И снова записи Харитона Лаптева: «Погода изрядна. С полудни приехал к нам навстречу штурман Челюскин, у которого пришедшие с ним собаки весьма худы, и корму малое число с ним пришло. И, накормив собак, поехали в путь, возвратя оного штурмана».
Теперь Лаптев с Челюскиным уже вместе двинулись вдоль побережья на юго-запад. И снова съемка береговой черты, кропотливая и дотошная. Снова десятки открытых островов, мысов и бухт. Но вот настал день, когда на берегу одной из малоприметных бухт они неожиданно обнаружили свежий маяк. Подойдя к нему, прочитали: «Федор Минин. Бот „Оби Почталион“. 1740 год». Обрадованные путешественники целовались и обнимались, палили в воздух из ружей. Федор Минин был штурманом отряда Дмитрия Овцына, шедшего от устья Енисея до устья Оби.

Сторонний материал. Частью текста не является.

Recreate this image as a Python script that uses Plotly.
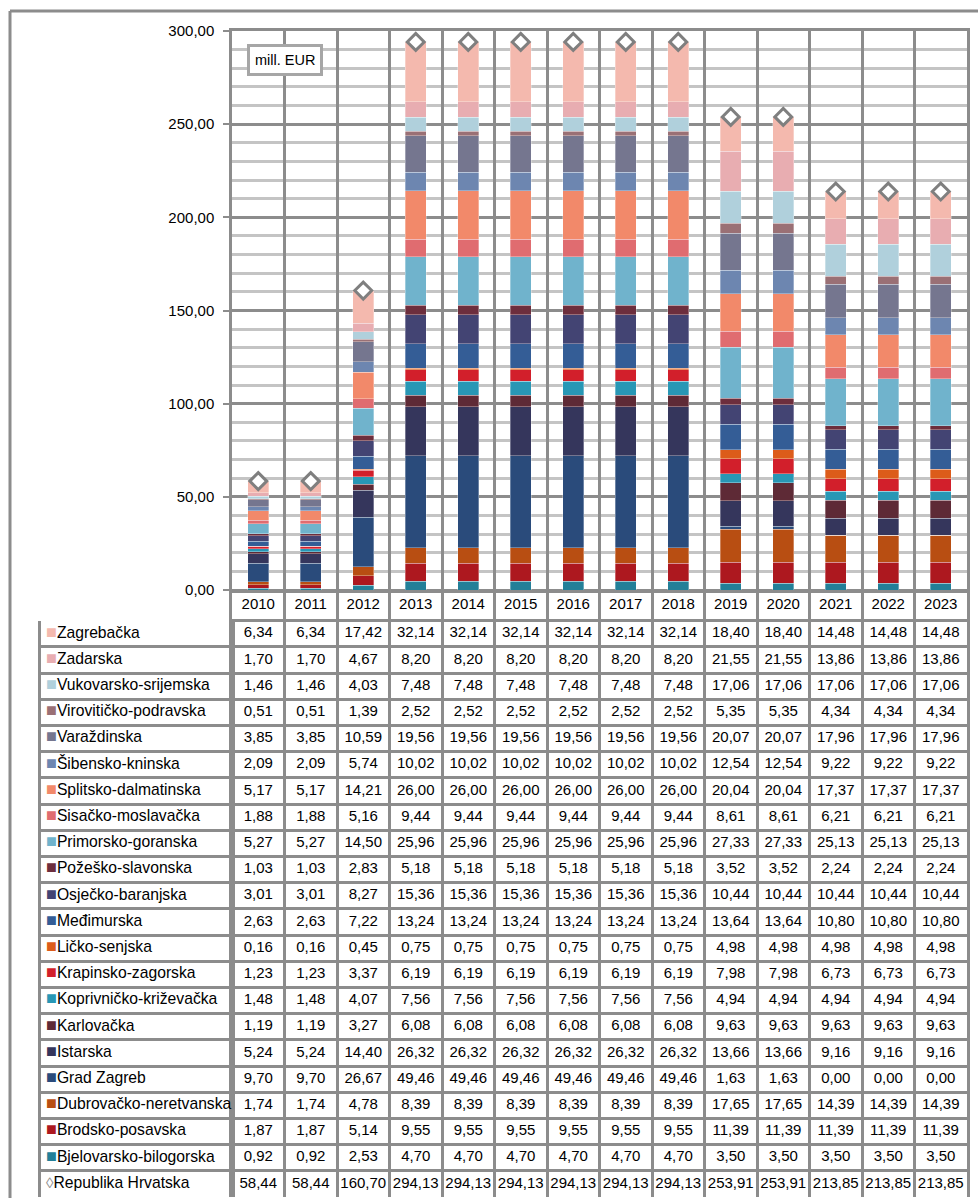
import plotly.graph_objects as go

W, H = 978, 1198

years = ["2010", "2011", "2012", "2013", "2014", "2015", "2016", "2017", "2018",
         "2019", "2020", "2021", "2022", "2023"]

# stacking order: bottom -> top
bjelovarsko = [0.92, 0.92, 2.53, 4.70, 4.70, 4.70, 4.70, 4.70, 4.70, 3.50, 3.50, 3.50, 3.50, 3.50]
brodsko = [1.87, 1.87, 5.14, 9.55, 9.55, 9.55, 9.55, 9.55, 9.55, 11.39, 11.39, 11.39, 11.39, 11.39]
dubrovacko = [1.74, 1.74, 4.78, 8.39, 8.39, 8.39, 8.39, 8.39, 8.39, 17.65, 17.65, 14.39, 14.39, 14.39]
grad_zagreb = [9.70, 9.70, 26.67, 49.46, 49.46, 49.46, 49.46, 49.46, 49.46, 1.63, 1.63, 0.00, 0.00, 0.00]
istarska = [5.24, 5.24, 14.40, 26.32, 26.32, 26.32, 26.32, 26.32, 26.32, 13.66, 13.66, 9.16, 9.16, 9.16]
karlovacka = [1.19, 1.19, 3.27, 6.08, 6.08, 6.08, 6.08, 6.08, 6.08, 9.63, 9.63, 9.63, 9.63, 9.63]
koprivnicko = [1.48, 1.48, 4.07, 7.56, 7.56, 7.56, 7.56, 7.56, 7.56, 4.94, 4.94, 4.94, 4.94, 4.94]
krapinsko = [1.23, 1.23, 3.37, 6.19, 6.19, 6.19, 6.19, 6.19, 6.19, 7.98, 7.98, 6.73, 6.73, 6.73]
licko = [0.16, 0.16, 0.45, 0.75, 0.75, 0.75, 0.75, 0.75, 0.75, 4.98, 4.98, 4.98, 4.98, 4.98]
medimurska = [2.63, 2.63, 7.22, 13.24, 13.24, 13.24, 13.24, 13.24, 13.24, 13.64, 13.64, 10.80, 10.80, 10.80]
osjecko = [3.01, 3.01, 8.27, 15.36, 15.36, 15.36, 15.36, 15.36, 15.36, 10.44, 10.44, 10.44, 10.44, 10.44]
pozesko = [1.03, 1.03, 2.83, 5.18, 5.18, 5.18, 5.18, 5.18, 5.18, 3.52, 3.52, 2.24, 2.24, 2.24]
primorsko = [5.27, 5.27, 14.50, 25.96, 25.96, 25.96, 25.96, 25.96, 25.96, 27.33, 27.33, 25.13, 25.13, 25.13]
sisacko = [1.88, 1.88, 5.16, 9.44, 9.44, 9.44, 9.44, 9.44, 9.44, 8.61, 8.61, 6.21, 6.21, 6.21]
splitsko = [5.17, 5.17, 14.21, 26.00, 26.00, 26.00, 26.00, 26.00, 26.00, 20.04, 20.04, 17.37, 17.37, 17.37]
sibensko = [2.09, 2.09, 5.74, 10.02, 10.02, 10.02, 10.02, 10.02, 10.02, 12.54, 12.54, 9.22, 9.22, 9.22]
varazdinska = [3.85, 3.85, 10.59, 19.56, 19.56, 19.56, 19.56, 19.56, 19.56, 20.07, 20.07, 17.96, 17.96, 17.96]
viroviticko = [0.51, 0.51, 1.39, 2.52, 2.52, 2.52, 2.52, 2.52, 2.52, 5.35, 5.35, 4.34, 4.34, 4.34]
vukovarsko = [1.46, 1.46, 4.03, 7.48, 7.48, 7.48, 7.48, 7.48, 7.48, 17.06, 17.06, 17.06, 17.06, 17.06]
zadarska = [1.70, 1.70, 4.67, 8.20, 8.20, 8.20, 8.20, 8.20, 8.20, 21.55, 21.55, 13.86, 13.86, 13.86]
zagrebacka = [6.34, 6.34, 17.42, 32.14, 32.14, 32.14, 32.14, 32.14, 32.14, 18.40, 18.40, 14.48, 14.48, 14.48]
republika = [58.44, 58.44, 160.70, 294.13, 294.13, 294.13, 294.13, 294.13, 294.13,
             253.91, 253.91, 213.85, 213.85, 213.85]

series = [
    ("Bjelovarsko-bilogorska", bjelovarsko, "#237f98"),
    ("Brodsko-posavska", brodsko, "#ad181f"),
    ("Dubrovačko-neretvanska", dubrovacko, "#b84e12"),
    ("Grad Zagreb", grad_zagreb, "#2a4b7b"),
    ("Istarska", istarska, "#35365c"),
    ("Karlovačka", karlovacka, "#5e2a36"),
    ("Koprivničko-križevačka", koprivnicko, "#2897b5"),
    ("Krapinsko-zagorska", krapinsko, "#d21f2b"),
    ("Ličko-senjska", licko, "#dc5c1a"),
    ("Međimurska", medimurska, "#345d96"),
    ("Osječko-baranjska", osjecko, "#434473"),
    ("Požeško-slavonska", pozesko, "#6d2e3d"),
    ("Primorsko-goranska", primorsko, "#70b3cc"),
    ("Sisačko-moslavačka", sisacko, "#e06c70"),
    ("Splitsko-dalmatinska", splitsko, "#f2896a"),
    ("Šibensko-kninska", sibensko, "#6d86b0"),
    ("Varaždinska", varazdinska, "#75768f"),
    ("Virovitičko-podravska", viroviticko, "#9a7075"),
    ("Vukovarsko-srijemska", vukovarsko, "#b0d0dc"),
    ("Zadarska", zadarska, "#e8adb1"),
    ("Zagrebačka", zagrebacka, "#f4b9ae"),
]
total_name = "Republika Hrvatska"

GRID_DARK = "#8c8c8c"
GRID_LIGHT = "#c4c4c4"
FONT = "Liberation Sans, Arial, sans-serif"
TFS = 15      # table number font size
NFS = 15.7    # table name font size

def px_x(p):
    return p / W

def px_y(p):
    return 1 - p / H

# pixel layout
PLOT_L, PLOT_R, PLOT_T, PLOT_B = 232, 967, 31, 590
TAB_L, TAB_B, ROW_H = 41, 1197, 26.2
N_ROWS = len(series) + 1
ROWS_T = TAB_B - N_ROWS * ROW_H
HDR = (ROWS_T - PLOT_B) / ROW_H  # header height in row units

fig = go.Figure()

for name, vals, col in series:
    fig.add_trace(go.Bar(
        x=years, y=vals, name=name,
        marker=dict(color=col, line=dict(color="rgba(255,255,255,0.45)", width=0.7)),
        xaxis="x", yaxis="y", showlegend=False, hoverinfo="skip",
    ))

fig.add_trace(go.Scatter(
    x=years, y=republika, mode="markers", name=total_name,
    marker=dict(symbol="diamond", size=13, color="white",
                line=dict(color="#7f7f7f", width=3)),
    cliponaxis=False, showlegend=False, hoverinfo="skip",
))

def fmt(v):
    return f"{v:.2f}".replace(".", ",")

# ---- data table below the chart ----
rows = [(n, v, c, "■", 18) for n, v, c in reversed(series)]
rows.append((total_name, republika, "#8c8c8c", "◊", 15))

# header with years
fig.add_trace(go.Scatter(
    x=years, y=[-HDR / 2] * len(years), text=years, mode="text",
    textfont=dict(family=FONT, size=TFS, color="black"),
    xaxis="x", yaxis="y2", showlegend=False, hoverinfo="skip", cliponaxis=False,
))

for k, (name, vals, col, glyph, gs) in enumerate(rows):
    fig.add_trace(go.Scatter(
        x=years, y=[k + 0.5] * len(years), text=[fmt(v) for v in vals],
        mode="text", textfont=dict(family=FONT, size=TFS, color="black"),
        xaxis="x", yaxis="y2", showlegend=False, hoverinfo="skip", cliponaxis=False,
    ))

labels = [f"<span style='color:{c};font-size:{gs}px'>{g}</span>{n}"
          for n, _, c, g, gs in rows]
fig.add_trace(go.Scatter(
    x=[0] * len(rows), y=[k + 0.5 for k in range(len(rows))], text=labels,
    mode="text", textposition="middle right",
    textfont=dict(family=FONT, size=NFS, color="black"),
    xaxis="x3", yaxis="y3", showlegend=False, hoverinfo="skip", cliponaxis=False,
))

grid_vals = list(range(0, N_ROWS + 1))

fig.update_layout(
    width=W, height=H,
    margin=dict(l=0, r=0, t=0, b=0),
    paper_bgcolor="white", plot_bgcolor="white",
    barmode="stack", bargap=0.6,
    separators=", ",
    font=dict(family=FONT, size=15, color="black"),
    xaxis=dict(
        domain=[px_x(PLOT_L), px_x(PLOT_R)], anchor="y",
        type="category", tickson="boundaries",
        range=[-0.5, len(years) - 0.5],
        showgrid=True, gridcolor=GRID_DARK, gridwidth=2.5,
        showticklabels=False, ticks="",
        showline=True, linecolor=GRID_DARK, linewidth=2.5, mirror=True,
        automargin=False, fixedrange=True,
    ),
    yaxis=dict(
        domain=[px_y(PLOT_B), px_y(PLOT_T)], anchor="x",
        range=[0, 300], dtick=50, tickformat=".2f",
        showgrid=True, gridcolor=GRID_DARK, gridwidth=2.5,
        zeroline=True, zerolinecolor=GRID_DARK, zerolinewidth=2.5,
        minor=dict(dtick=10, showgrid=True, gridcolor=GRID_LIGHT, gridwidth=2.5, ticks=""),
        ticks="outside", ticklen=6, tickwidth=2, tickcolor=GRID_DARK,
        ticklabelstandoff=6,
        showline=True, linecolor=GRID_DARK, linewidth=2.5, mirror=True,
        tickfont=dict(family=FONT, size=15, color="black"),
        automargin=False, fixedrange=True,
    ),
    yaxis2=dict(
        domain=[px_y(TAB_B), px_y(PLOT_B)], anchor="x",
        range=[N_ROWS, -HDR], tickmode="array", tickvals=grid_vals,
        showticklabels=False, ticks="", zeroline=False,
        showgrid=True, gridcolor=GRID_DARK, gridwidth=2.5,
        showline=True, linecolor=GRID_DARK, linewidth=2.5, mirror=True,
        automargin=False, fixedrange=True,
    ),
    xaxis3=dict(
        domain=[px_x(TAB_L), px_x(PLOT_L)], anchor="y3",
        range=[-5, PLOT_L - TAB_L - 5],
        showgrid=False, showticklabels=False, ticks="", zeroline=False,
        showline=False, automargin=False, fixedrange=True,
    ),
    yaxis3=dict(
        domain=[px_y(TAB_B), px_y(ROWS_T)], anchor="x3",
        range=[N_ROWS, 0], tickmode="array", tickvals=grid_vals,
        showticklabels=False, ticks="", zeroline=False,
        showgrid=True, gridcolor=GRID_DARK, gridwidth=2.5,
        showline=True, linecolor=GRID_DARK, linewidth=2.5, mirror=True,
        automargin=False, fixedrange=True,
    ),
    annotations=[dict(
        text="mill. EUR", xref="paper", yref="paper",
        x=px_x(284.5), y=px_y(60), xanchor="center", yanchor="middle",
        showarrow=False, bgcolor="white", bordercolor="#a6a6a6",
        borderwidth=3, borderpad=5,
        font=dict(family=FONT, size=14.5, color="black"),
    )],
    shapes=[
        dict(type="line", xref="paper", yref="paper",
             x0=px_x(10), x1=1.0, y0=px_y(11), y1=px_y(11),
             line=dict(color=GRID_DARK, width=3)),
        dict(type="line", xref="paper", yref="paper",
             x0=px_x(10), x1=px_x(10), y0=px_y(11), y1=0,
             line=dict(color=GRID_DARK, width=3)),
    ],
)

fig.write_html(
    "out.html",
    config={"displayModeBar": False},
    post_script="document.body.style.margin='0px';document.body.style.overflow='hidden';",
)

И если членами более восточного отряда найдены памятные знаки отряда западного, значит, путешественниками Северной экспедиции замкнута дуга огромного побережья; значит, все понесенные лишения и трудности не прошли даром и цель экспедиции — описать и нанести на карту северные пределы России — выполнена!

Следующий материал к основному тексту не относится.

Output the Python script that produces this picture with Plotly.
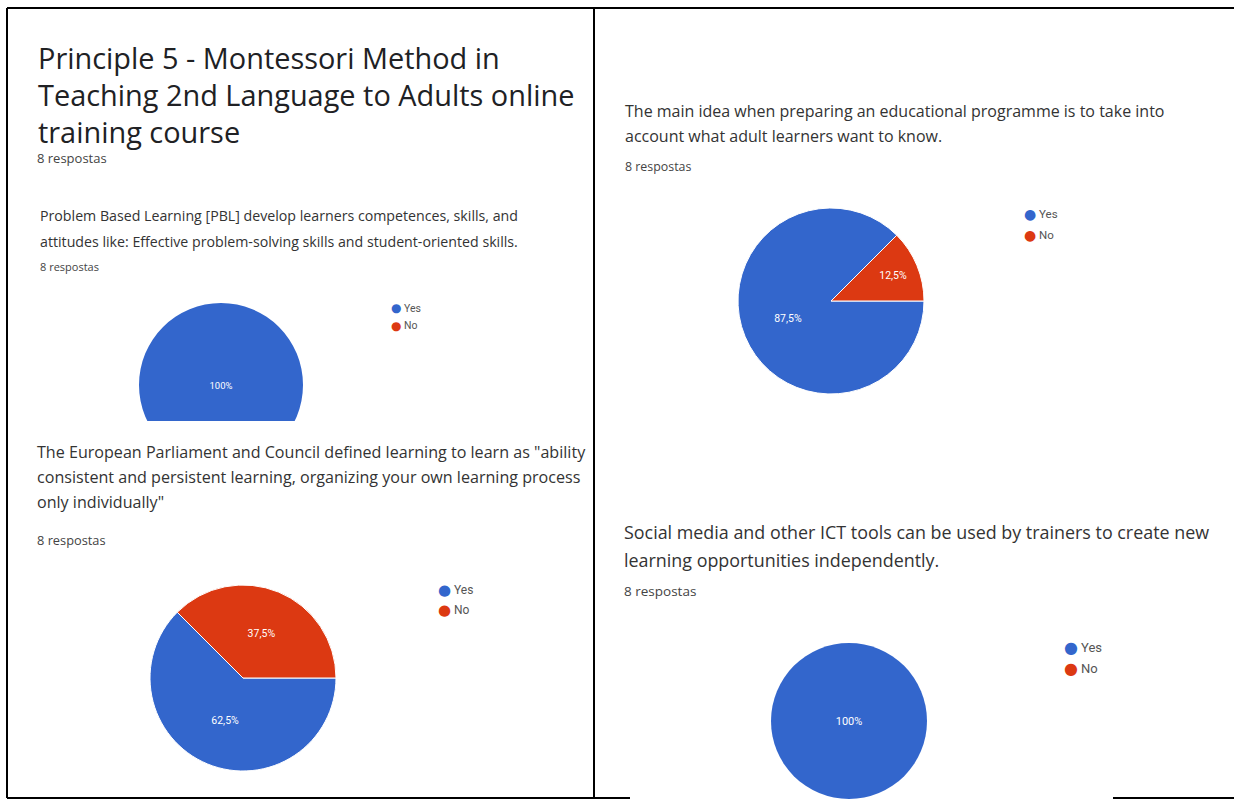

Казалось бы, что вот теперь уж все, можно поворачивать и обратно. Никто и никогда не упрекнет в том, что на этом исследования прекращены. Но Харитон Лаптев не был бы самим собой, если бы на этом успокоился. Вместе с Челюскиным они прошли еще раз вдоль побережья, открытою Мининым, еще раз нанеся его на карту и многое уточнив и дополнив. Только тогда счел возможным лейтенант Лаптев повернуть своих собак обратно. Лишь добравшись в устье реки Пясина в зимовье промысловика Федота Тобольского, позволил себе Харитон Прокофьевич вместе со спутниками немного отдохнуть после тяжелейшего двухмесячного броска. Разложив перед собой планы побережья, Лаптев с Челюскиным советовались, как быть дальше. Впереди была полярная весна, когда измученные собаки уже не смогут тянуть нарты по оттаявшей тундре. Но необследованным оставался еще участок между Пясиной и Енисеем. В конце концов решено было, что оставшееся необследованное побережье пройдет Челюскин, а Лаптев двинется по вскрывшимся рекам обратно, описывая по пути внутренние реки Таймыра Так и поступили.